Your job is to retype all of the data word for word, leaving every image out.

■ Source excerpt ■
..............................

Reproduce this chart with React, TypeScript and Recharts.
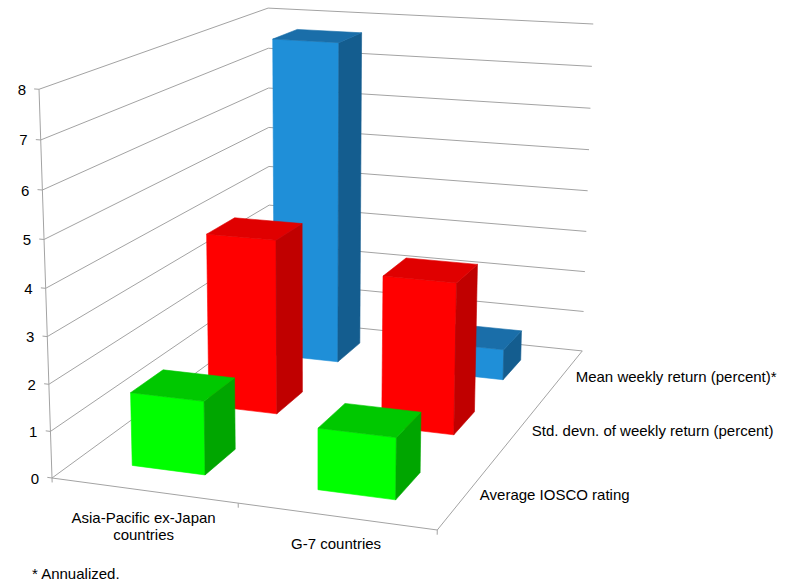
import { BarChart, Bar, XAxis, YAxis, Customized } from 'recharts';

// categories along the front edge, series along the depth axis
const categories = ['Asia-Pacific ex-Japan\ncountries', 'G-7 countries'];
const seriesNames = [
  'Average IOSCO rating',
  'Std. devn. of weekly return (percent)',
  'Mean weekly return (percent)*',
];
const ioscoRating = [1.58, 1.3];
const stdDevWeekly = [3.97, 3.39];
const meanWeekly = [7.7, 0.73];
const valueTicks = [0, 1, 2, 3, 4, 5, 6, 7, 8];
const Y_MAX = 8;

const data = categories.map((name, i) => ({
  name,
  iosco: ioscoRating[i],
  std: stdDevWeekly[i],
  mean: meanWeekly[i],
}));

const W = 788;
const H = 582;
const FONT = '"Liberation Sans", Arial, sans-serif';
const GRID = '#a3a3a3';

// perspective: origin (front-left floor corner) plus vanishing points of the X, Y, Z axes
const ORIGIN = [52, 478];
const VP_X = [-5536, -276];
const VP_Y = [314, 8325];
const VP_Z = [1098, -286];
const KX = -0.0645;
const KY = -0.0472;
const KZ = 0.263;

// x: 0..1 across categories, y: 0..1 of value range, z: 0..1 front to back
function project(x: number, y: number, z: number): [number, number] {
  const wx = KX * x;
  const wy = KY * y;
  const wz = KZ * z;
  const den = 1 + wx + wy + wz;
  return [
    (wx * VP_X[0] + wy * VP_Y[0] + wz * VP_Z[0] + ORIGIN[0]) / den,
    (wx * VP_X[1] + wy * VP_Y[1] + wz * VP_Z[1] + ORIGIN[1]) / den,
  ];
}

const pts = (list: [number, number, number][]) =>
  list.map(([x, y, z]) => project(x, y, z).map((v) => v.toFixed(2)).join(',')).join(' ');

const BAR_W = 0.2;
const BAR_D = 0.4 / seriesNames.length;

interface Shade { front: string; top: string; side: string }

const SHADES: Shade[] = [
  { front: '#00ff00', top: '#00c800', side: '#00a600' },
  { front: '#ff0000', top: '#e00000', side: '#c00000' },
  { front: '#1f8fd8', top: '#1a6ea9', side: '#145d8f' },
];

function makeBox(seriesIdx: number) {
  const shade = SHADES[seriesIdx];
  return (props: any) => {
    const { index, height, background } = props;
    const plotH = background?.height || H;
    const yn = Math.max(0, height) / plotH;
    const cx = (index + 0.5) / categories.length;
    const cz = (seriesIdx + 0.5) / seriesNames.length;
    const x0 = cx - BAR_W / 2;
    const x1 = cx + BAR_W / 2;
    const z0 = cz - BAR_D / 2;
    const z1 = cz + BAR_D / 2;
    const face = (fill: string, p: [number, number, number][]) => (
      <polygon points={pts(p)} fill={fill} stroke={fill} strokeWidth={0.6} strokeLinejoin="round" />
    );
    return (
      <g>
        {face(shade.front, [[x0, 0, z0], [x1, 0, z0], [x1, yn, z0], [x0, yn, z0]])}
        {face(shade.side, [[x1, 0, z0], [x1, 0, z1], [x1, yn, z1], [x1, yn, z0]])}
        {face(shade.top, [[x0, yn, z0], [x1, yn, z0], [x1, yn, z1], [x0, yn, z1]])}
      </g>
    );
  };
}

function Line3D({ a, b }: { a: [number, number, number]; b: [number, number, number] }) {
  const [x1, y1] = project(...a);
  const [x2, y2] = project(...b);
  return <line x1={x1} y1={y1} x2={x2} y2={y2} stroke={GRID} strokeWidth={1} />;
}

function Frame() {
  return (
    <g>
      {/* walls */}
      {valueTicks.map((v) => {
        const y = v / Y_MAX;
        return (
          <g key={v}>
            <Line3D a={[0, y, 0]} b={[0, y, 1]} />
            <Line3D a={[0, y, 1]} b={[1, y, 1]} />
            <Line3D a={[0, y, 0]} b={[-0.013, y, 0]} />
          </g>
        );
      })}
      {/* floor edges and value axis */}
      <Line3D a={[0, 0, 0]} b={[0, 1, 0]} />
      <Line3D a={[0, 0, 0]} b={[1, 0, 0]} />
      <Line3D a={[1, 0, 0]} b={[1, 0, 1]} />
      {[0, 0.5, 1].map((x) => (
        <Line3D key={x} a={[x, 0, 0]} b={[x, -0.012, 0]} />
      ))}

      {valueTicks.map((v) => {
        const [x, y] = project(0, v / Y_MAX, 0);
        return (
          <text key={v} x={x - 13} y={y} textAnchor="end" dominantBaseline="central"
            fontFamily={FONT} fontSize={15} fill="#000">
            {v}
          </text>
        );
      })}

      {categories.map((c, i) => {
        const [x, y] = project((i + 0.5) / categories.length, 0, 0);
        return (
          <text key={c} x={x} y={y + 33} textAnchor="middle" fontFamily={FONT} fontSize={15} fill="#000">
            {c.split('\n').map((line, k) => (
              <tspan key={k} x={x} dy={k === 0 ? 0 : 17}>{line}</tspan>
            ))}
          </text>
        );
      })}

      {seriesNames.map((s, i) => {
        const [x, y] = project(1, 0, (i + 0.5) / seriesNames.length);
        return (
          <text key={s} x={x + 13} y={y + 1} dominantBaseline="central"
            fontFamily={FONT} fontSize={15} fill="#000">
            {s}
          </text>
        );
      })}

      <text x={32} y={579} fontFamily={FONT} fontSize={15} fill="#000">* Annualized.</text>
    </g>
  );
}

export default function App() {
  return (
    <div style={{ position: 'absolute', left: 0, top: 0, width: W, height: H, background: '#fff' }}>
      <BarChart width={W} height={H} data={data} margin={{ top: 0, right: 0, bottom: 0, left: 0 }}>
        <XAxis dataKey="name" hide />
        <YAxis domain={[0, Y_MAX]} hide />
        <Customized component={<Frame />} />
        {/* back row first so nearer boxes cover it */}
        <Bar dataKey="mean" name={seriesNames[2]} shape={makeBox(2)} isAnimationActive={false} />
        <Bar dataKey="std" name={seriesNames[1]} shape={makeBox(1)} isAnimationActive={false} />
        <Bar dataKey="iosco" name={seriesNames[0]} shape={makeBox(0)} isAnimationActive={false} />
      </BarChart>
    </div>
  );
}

..............................

■ Task answer ■
Reproduce this chart with React, TypeScript and Recharts.
import { BarChart, Bar, XAxis, YAxis, Customized } from 'recharts';

// categories along the front edge, series along the depth axis
const categories = ['Asia-Pacific ex-Japan\ncountries', 'G-7 countries'];
const seriesNames = [
  'Average IOSCO rating',
  'Std. devn. of weekly return (percent)',
  'Mean weekly return (percent)*',
];
const ioscoRating = [1.58, 1.3];
const stdDevWeekly = [3.97, 3.39];
const meanWeekly = [7.7, 0.73];
const valueTicks = [0, 1, 2, 3, 4, 5, 6, 7, 8];
const Y_MAX = 8;

const data = categories.map((name, i) => ({
  name,
  iosco: ioscoRating[i],
  std: stdDevWeekly[i],
  mean: meanWeekly[i],
}));

const W = 788;
const H = 582;
const FONT = '"Liberation Sans", Arial, sans-serif';
const GRID = '#a3a3a3';

// perspective: origin (front-left floor corner) plus vanishing points of the X, Y, Z axes
const ORIGIN = [52, 478];
const VP_X = [-5536, -276];
const VP_Y = [314, 8325];
const VP_Z = [1098, -286];
const KX = -0.0645;
const KY = -0.0472;
const KZ = 0.263;

// x: 0..1 across categories, y: 0..1 of value range, z: 0..1 front to back
function project(x: number, y: number, z: number): [number, number] {
  const wx = KX * x;
  const wy = KY * y;
  const wz = KZ * z;
  const den = 1 + wx + wy + wz;
  return [
    (wx * VP_X[0] + wy * VP_Y[0] + wz * VP_Z[0] + ORIGIN[0]) / den,
    (wx * VP_X[1] + wy * VP_Y[1] + wz * VP_Z[1] + ORIGIN[1]) / den,
  ];
}

const pts = (list: [number, number, number][]) =>
  list.map(([x, y, z]) => project(x, y, z).map((v) => v.toFixed(2)).join(',')).join(' ');

const BAR_W = 0.2;
const BAR_D = 0.4 / seriesNames.length;

interface Shade { front: string; top: string; side: string }

const SHADES: Shade[] = [
  { front: '#00ff00', top: '#00c800', side: '#00a600' },
  { front: '#ff0000', top: '#e00000', side: '#c00000' },
  { front: '#1f8fd8', top: '#1a6ea9', side: '#145d8f' },
];

function makeBox(seriesIdx: number) {
  const shade = SHADES[seriesIdx];
  return (props: any) => {
    const { index, height, background } = props;
    const plotH = background?.height || H;
    const yn = Math.max(0, height) / plotH;
    const cx = (index + 0.5) / categories.length;
    const cz = (seriesIdx + 0.5) / seriesNames.length;
    const x0 = cx - BAR_W / 2;
    const x1 = cx + BAR_W / 2;
    const z0 = cz - BAR_D / 2;
    const z1 = cz + BAR_D / 2;
    const face = (fill: string, p: [number, number, number][]) => (
      <polygon points={pts(p)} fill={fill} stroke={fill} strokeWidth={0.6} strokeLinejoin="round" />
    );
    return (
      <g>
        {face(shade.front, [[x0, 0, z0], [x1, 0, z0], [x1, yn, z0], [x0, yn, z0]])}
        {face(shade.side, [[x1, 0, z0], [x1, 0, z1], [x1, yn, z1], [x1, yn, z0]])}
        {face(shade.top, [[x0, yn, z0], [x1, yn, z0], [x1, yn, z1], [x0, yn, z1]])}
      </g>
    );
  };
}

function Line3D({ a, b }: { a: [number, number, number]; b: [number, number, number] }) {
  const [x1, y1] = project(...a);
  const [x2, y2] = project(...b);
  return <line x1={x1} y1={y1} x2={x2} y2={y2} stroke={GRID} strokeWidth={1} />;
}

function Frame() {
  return (
    <g>
      {/* walls */}
      {valueTicks.map((v) => {
        const y = v / Y_MAX;
        return (
          <g key={v}>
            <Line3D a={[0, y, 0]} b={[0, y, 1]} />
            <Line3D a={[0, y, 1]} b={[1, y, 1]} />
            <Line3D a={[0, y, 0]} b={[-0.013, y, 0]} />
          </g>
        );
      })}
      {/* floor edges and value axis */}
      <Line3D a={[0, 0, 0]} b={[0, 1, 0]} />
      <Line3D a={[0, 0, 0]} b={[1, 0, 0]} />
      <Line3D a={[1, 0, 0]} b={[1, 0, 1]} />
      {[0, 0.5, 1].map((x) => (
        <Line3D key={x} a={[x, 0, 0]} b={[x, -0.012, 0]} />
      ))}

      {valueTicks.map((v) => {
        const [x, y] = project(0, v / Y_MAX, 0);
        return (
          <text key={v} x={x - 13} y={y} textAnchor="end" dominantBaseline="central"
            fontFamily={FONT} fontSize={15} fill="#000">
            {v}
          </text>
        );
      })}

      {categories.map((c, i) => {
        const [x, y] = project((i + 0.5) / categories.length, 0, 0);
        return (
          <text key={c} x={x} y={y + 33} textAnchor="middle" fontFamily={FONT} fontSize={15} fill="#000">
            {c.split('\n').map((line, k) => (
              <tspan key={k} x={x} dy={k === 0 ? 0 : 17}>{line}</tspan>
            ))}
          </text>
        );
      })}

      {seriesNames.map((s, i) => {
        const [x, y] = project(1, 0, (i + 0.5) / seriesNames.length);
        return (
          <text key={s} x={x + 13} y={y + 1} dominantBaseline="central"
            fontFamily={FONT} fontSize={15} fill="#000">
            {s}
          </text>
        );
      })}

      <text x={32} y={579} fontFamily={FONT} fontSize={15} fill="#000">* Annualized.</text>
    </g>
  );
}

export default function App() {
  return (
    <div style={{ position: 'absolute', left: 0, top: 0, width: W, height: H, background: '#fff' }}>
      <BarChart width={W} height={H} data={data} margin={{ top: 0, right: 0, bottom: 0, left: 0 }}>
        <XAxis dataKey="name" hide />
        <YAxis domain={[0, Y_MAX]} hide />
        <Customized component={<Frame />} />
        {/* back row first so nearer boxes cover it */}
        <Bar dataKey="mean" name={seriesNames[2]} shape={makeBox(2)} isAnimationActive={false} />
        <Bar dataKey="std" name={seriesNames[1]} shape={makeBox(1)} isAnimationActive={false} />
        <Bar dataKey="iosco" name={seriesNames[0]} shape={makeBox(0)} isAnimationActive={false} />
      </BarChart>
    </div>
  );
}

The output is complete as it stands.